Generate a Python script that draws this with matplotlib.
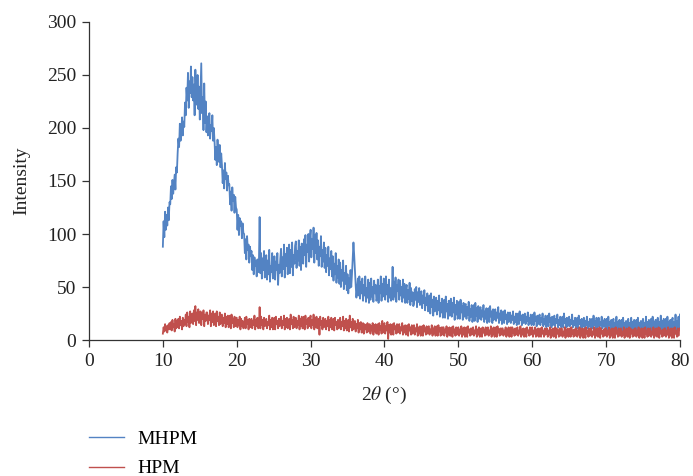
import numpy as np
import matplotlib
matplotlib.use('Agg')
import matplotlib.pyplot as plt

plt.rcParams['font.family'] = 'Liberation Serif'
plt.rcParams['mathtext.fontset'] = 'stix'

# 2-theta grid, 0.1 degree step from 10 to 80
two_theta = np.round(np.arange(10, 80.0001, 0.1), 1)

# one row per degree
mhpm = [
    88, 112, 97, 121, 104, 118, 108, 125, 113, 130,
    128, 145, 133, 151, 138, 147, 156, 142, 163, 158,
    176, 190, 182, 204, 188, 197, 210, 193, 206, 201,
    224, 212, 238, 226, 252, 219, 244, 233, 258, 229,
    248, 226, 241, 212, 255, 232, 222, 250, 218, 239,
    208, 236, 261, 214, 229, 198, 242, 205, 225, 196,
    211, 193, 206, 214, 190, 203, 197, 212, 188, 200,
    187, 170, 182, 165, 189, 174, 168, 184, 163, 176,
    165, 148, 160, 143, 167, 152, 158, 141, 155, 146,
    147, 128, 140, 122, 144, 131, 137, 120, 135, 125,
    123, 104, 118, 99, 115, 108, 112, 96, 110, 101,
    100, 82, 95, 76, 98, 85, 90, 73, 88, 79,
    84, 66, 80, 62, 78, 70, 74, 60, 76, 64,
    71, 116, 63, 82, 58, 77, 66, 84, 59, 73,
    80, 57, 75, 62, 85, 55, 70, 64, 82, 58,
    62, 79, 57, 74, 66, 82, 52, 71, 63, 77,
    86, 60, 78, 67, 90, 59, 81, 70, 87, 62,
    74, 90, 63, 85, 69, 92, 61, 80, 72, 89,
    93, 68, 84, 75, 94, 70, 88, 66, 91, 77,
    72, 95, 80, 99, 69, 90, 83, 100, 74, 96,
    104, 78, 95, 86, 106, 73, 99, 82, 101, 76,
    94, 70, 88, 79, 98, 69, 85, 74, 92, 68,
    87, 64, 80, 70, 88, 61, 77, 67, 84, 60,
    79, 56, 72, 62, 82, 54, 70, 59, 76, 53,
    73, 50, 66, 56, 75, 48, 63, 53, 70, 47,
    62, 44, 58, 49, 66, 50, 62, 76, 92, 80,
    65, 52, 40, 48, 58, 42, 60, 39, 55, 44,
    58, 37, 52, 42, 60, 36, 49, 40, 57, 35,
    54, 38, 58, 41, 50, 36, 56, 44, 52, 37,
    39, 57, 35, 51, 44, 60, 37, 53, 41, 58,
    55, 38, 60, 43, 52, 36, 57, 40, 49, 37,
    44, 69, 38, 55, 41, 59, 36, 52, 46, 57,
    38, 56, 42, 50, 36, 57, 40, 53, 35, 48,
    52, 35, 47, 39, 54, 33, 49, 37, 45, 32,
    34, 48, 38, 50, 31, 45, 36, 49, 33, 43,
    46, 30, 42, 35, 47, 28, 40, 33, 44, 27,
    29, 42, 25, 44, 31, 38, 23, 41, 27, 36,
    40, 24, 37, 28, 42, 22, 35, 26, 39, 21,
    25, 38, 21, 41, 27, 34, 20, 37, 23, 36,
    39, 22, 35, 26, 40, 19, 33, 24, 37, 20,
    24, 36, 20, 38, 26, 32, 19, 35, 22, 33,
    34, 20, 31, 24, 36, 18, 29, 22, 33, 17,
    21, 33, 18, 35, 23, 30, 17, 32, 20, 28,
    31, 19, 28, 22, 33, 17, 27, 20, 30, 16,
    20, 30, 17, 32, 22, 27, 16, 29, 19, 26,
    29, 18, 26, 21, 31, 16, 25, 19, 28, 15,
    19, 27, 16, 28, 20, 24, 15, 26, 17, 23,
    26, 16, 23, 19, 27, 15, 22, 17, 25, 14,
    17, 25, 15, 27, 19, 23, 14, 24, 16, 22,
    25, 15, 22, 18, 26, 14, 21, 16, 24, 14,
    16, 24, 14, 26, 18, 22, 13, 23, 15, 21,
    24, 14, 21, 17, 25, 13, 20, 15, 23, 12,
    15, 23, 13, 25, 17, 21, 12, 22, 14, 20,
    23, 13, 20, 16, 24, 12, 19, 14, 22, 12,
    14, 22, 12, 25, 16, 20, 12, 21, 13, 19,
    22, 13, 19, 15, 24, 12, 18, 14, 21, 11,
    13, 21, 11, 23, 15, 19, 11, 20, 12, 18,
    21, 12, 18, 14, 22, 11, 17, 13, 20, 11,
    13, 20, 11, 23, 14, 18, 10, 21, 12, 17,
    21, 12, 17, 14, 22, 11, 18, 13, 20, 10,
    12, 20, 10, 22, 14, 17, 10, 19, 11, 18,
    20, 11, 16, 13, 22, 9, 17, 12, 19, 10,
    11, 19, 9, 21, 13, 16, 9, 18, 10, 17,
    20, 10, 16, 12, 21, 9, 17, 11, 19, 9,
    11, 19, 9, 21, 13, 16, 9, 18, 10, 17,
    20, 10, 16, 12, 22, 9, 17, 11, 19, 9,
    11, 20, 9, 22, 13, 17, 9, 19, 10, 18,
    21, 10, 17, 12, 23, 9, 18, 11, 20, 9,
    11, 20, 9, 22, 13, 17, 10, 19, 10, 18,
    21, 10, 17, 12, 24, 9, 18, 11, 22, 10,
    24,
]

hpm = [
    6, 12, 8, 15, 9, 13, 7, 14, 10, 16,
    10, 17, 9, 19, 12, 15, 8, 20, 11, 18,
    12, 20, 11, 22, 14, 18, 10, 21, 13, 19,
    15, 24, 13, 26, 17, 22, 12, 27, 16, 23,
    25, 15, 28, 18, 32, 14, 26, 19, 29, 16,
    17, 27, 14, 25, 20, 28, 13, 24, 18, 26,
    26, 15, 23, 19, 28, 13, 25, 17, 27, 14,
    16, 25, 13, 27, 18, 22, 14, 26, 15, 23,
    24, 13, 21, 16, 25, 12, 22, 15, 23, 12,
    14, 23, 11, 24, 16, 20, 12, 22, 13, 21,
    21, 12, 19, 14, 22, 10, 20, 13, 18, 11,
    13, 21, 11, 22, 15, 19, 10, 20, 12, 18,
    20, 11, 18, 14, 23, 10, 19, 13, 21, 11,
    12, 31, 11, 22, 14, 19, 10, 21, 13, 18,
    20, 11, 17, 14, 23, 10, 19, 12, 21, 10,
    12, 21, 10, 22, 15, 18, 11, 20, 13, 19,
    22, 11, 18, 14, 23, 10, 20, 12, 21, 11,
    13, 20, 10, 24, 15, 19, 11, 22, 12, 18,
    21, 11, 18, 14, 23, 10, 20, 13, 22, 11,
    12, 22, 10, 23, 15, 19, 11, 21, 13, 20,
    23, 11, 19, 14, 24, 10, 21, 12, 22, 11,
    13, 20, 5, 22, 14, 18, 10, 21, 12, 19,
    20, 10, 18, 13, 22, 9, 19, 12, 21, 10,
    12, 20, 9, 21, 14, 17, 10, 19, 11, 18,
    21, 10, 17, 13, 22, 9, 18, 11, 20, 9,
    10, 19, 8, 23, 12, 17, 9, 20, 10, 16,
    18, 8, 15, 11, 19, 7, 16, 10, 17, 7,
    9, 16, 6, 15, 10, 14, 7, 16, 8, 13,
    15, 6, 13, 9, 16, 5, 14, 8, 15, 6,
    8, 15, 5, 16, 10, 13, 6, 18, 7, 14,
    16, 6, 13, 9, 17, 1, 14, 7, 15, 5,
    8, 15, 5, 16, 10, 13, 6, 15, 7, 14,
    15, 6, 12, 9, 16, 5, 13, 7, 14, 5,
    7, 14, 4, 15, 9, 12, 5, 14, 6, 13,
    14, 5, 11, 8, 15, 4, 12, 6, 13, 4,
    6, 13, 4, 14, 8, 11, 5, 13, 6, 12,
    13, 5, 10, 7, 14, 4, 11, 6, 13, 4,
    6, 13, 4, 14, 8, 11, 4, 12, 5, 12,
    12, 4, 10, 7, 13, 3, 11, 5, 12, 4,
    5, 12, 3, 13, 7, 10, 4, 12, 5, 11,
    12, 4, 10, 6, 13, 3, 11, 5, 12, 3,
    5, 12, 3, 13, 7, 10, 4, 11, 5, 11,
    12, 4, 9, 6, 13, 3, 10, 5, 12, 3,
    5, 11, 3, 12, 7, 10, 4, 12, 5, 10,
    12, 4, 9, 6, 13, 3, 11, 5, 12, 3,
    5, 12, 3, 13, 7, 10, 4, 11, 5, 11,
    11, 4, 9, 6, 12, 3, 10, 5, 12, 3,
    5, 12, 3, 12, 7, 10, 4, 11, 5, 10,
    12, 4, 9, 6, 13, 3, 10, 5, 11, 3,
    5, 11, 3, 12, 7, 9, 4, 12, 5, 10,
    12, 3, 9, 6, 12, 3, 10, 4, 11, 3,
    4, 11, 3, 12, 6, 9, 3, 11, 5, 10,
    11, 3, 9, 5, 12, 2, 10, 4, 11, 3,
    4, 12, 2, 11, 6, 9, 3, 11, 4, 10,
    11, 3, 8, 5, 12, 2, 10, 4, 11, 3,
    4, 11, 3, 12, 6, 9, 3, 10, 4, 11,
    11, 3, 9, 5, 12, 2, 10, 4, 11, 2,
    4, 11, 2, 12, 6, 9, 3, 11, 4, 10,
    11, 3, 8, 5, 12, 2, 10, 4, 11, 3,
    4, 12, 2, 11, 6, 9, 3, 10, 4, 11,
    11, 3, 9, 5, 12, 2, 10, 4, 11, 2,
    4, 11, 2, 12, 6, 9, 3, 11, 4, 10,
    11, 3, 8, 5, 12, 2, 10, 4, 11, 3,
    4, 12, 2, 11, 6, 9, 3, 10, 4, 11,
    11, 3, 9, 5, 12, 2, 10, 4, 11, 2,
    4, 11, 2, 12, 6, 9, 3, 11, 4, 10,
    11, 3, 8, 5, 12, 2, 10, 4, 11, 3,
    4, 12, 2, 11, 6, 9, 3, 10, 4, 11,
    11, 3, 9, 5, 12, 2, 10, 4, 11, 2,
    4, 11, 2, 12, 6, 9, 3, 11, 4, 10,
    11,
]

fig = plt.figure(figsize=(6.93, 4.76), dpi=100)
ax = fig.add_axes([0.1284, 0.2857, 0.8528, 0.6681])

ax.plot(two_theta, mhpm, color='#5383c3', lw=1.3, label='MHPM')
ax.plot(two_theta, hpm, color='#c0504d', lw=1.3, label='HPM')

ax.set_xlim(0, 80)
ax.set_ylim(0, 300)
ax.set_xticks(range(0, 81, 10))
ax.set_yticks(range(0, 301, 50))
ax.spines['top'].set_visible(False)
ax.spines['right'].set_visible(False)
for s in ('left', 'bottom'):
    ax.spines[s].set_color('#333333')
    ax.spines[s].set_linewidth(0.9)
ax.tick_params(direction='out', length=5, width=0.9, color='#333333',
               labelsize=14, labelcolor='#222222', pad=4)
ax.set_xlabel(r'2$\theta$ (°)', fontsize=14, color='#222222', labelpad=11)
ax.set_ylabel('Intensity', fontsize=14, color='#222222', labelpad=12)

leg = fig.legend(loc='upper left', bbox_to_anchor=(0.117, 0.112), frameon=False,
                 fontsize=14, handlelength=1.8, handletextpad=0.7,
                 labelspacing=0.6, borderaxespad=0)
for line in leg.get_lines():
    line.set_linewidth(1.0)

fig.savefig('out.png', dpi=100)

□ □ □ □

» Problem: Pictures stay out. Print the data exactly, from its first line through the line containing "two_theta = np.round(np.arange(10, 80.0001, 0.1), 1)".

» Reply:
Generate a Python script that draws this with matplotlib.
import numpy as np
import matplotlib
matplotlib.use('Agg')
import matplotlib.pyplot as plt

plt.rcParams['font.family'] = 'Liberation Serif'
plt.rcParams['mathtext.fontset'] = 'stix'

# 2-theta grid, 0.1 degree step from 10 to 80
two_theta = np.round(np.arange(10, 80.0001, 0.1), 1)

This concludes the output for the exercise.